Hmmm. I kept getting more and more of these errors, barring me from further levels. I didn’t really know what was going wrong. I thought maybe I had a bug somewhere making it skip certain “easy” expressions and giving the server fractions it didn’t expect (like if the server erroneously expected some fixed low-term expression for the later levels). It felt really bad to be in the dark. Finally I went on IRC and tried to contact admin.
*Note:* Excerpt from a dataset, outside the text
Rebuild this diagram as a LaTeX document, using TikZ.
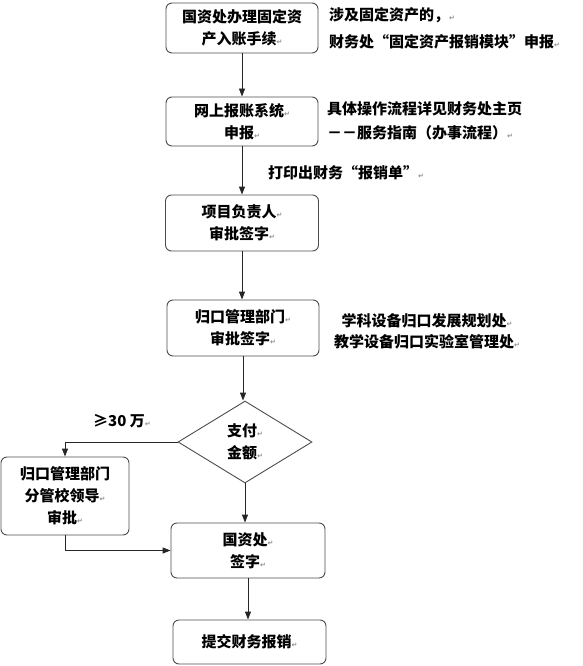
\documentclass[tikz,border=0pt]{standalone}
\usepackage{fontspec}
\setmainfont{Noto Sans CJK SC}
\newfontfamily\fwfont[RawFeature=+fwid]{Noto Sans CJK SC}
\newfontfamily\markfont{DejaVu Sans}
\usetikzlibrary{arrows.meta,shapes.geometric}
\newcommand{\rt}{{\markfont\fontsize{7}{7}\selectfont\textcolor{black!45}{↵}}}
\newcommand{\fq}[1]{{\fwfont\bfseries #1}}
\tikzset{
  box/.style={draw=black!70, line width=0.9pt, rounded corners=6pt, align=center,
    inner sep=0pt, font=\bfseries\fontsize{15}{22}\selectfont},
  side/.style={align=left, inner sep=0pt, font=\bfseries\fontsize{15}{27}\selectfont},
  flow/.style={draw=black!85, line width=0.9pt, -{Triangle[length=8pt,width=6pt]}}
}
\begin{document}
\begin{tikzpicture}[x=1pt,y=-1pt]
\useasboundingbox (0,0) rectangle (582,666);
\node[box, minimum width=152pt, minimum height=50pt] (b1) at (242,28) {国资处办理固定资\\产入账手续\rt};
\node[box, minimum width=152pt, minimum height=49pt] (b2) at (242,121.5) {网上报账系统\rt\\申报\rt};
\node[box, minimum width=153pt, minimum height=56pt] (b3) at (242,223) {项目负责人\rt\\审批签字\rt};
\node[box, minimum width=152pt, minimum height=56pt] (b4) at (243,328) {归口管理部门\rt\\审批签字\rt};
\node[draw=black!70, line width=0.9pt, shape=diamond, inner sep=0pt, minimum width=134pt, minimum height=82pt, align=center, font=\bfseries\fontsize{15}{22}\selectfont] (d) at (245,442) {支付\rt\\金额\rt};
\node[box, minimum width=128pt, minimum height=78pt] (lb) at (65,496) {归口管理部门\\分管校领导\rt\\审批\rt};
\node[box, minimum width=154pt, minimum height=55pt] (g) at (248,550.5) {国资处\rt\\签字\rt};
\node[box, minimum width=153pt, minimum height=44pt] (f) at (249.5,642) {提交财务报销\rt};

\node[side, anchor=west] (s1) at (329,28.5) {涉及固定资产的，\rt\\财务处\fq{“}固定资产报销模块\fq{”}申报\rt};
\node[side, anchor=west, font=\bfseries\fontsize{15}{24}\selectfont] (s2) at (327,121) {具体操作流程详见财务处主页\\－－服务指南（办事流程）\rt};
\node[side, anchor=west] (s3) at (268,173) {打印出财务\fq{“}报销单\fq{”}\rt};
\node[side, align=center, font=\bfseries\fontsize{15}{21}\selectfont] (s4) at (427,331.5) {学科设备归口发展规划处\rt\\教学设备归口实验室管理处\rt};
\node[side, anchor=west] (s5) at (93,421) {≥30 万\rt};

\draw[flow] (b1.south) -- (b1.south |- b2.north);
\draw[flow] (b2.south) -- (b2.south |- b3.north);
\draw[flow] (b3.south) -- (b3.south |- b4.north);
\draw[flow] (b4.south) -- (b4.south |- d.north);
\draw[flow] (d.south) -- (d.south |- g.north);
\draw[flow] (d.west) -| (lb.north);
\draw[flow] (lb.south) |- (g.west);
\draw[flow] (g.south) -- (g.south |- f.north);
\end{tikzpicture}
\end{document}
It turned out the server actually only calculates fractions to 99999 digits:

[...]
15:56 <factoreal> see this:
15:56 <factoreal> if len(formula) <= 8:
15:56 <factoreal>     if re.match(regex, formula):
15:56 <factoreal>       try:
15:56 <factoreal>         if '/' in formula:
15:56 <factoreal>           a, b = formula.split('/')
15:56 <factoreal>           res = mpfr(Fraction(int(a), int(b)), 99999)
15:56 <factoreal>         else:
15:56 <factoreal>           res = eval(formula)
15:56 <factoreal>         if substr in str(res):
15:56 <factoreal>           return True
15:57 <franksh> hm, yeah, so bugged. :/ 99999 isn't enough to cover all repetends/decimal expansions of some fractions.
15:58 <franksh> but i didn't find a way to get or see server source?
15:59 <factoreal> the cycle of 1/p where p is prime is p-1
15:59 <factoreal> franksh I will share it after CTF, ok?
16:00 <franksh> yeah, but 6-digit numbers are valid in d/dddddd so need an order of magnitude more to cover all
16:00 <franksh> and sure
16:01 <factoreal> you are right

The classic off-by-one-order-of-magnitude bug. But by then, as is shown by the timestamps above (CTF ended 16:00 for me), it was too late to do anything. That felt pretty shitty, and a sour note to end it on.
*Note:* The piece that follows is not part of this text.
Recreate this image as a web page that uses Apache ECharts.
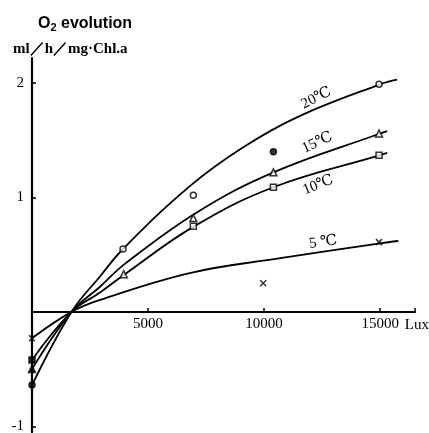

From IRC, I think the one solver of this task said something about only searching fractions 1/p with (fixed) 30000 precision(?), which seemed like pure luck (or they’re just a very good guesser). That also gives a clue to a third problem with the task, in that it didn’t select the base-10 strings randomly at all. You could “guess” that exponentiation was irrelevant, and only search 1/p up to 100000 in an on-line fashion? Urk.

Pretty disappointing. Should probably have done Galiver instead. Oh well, offline I guess.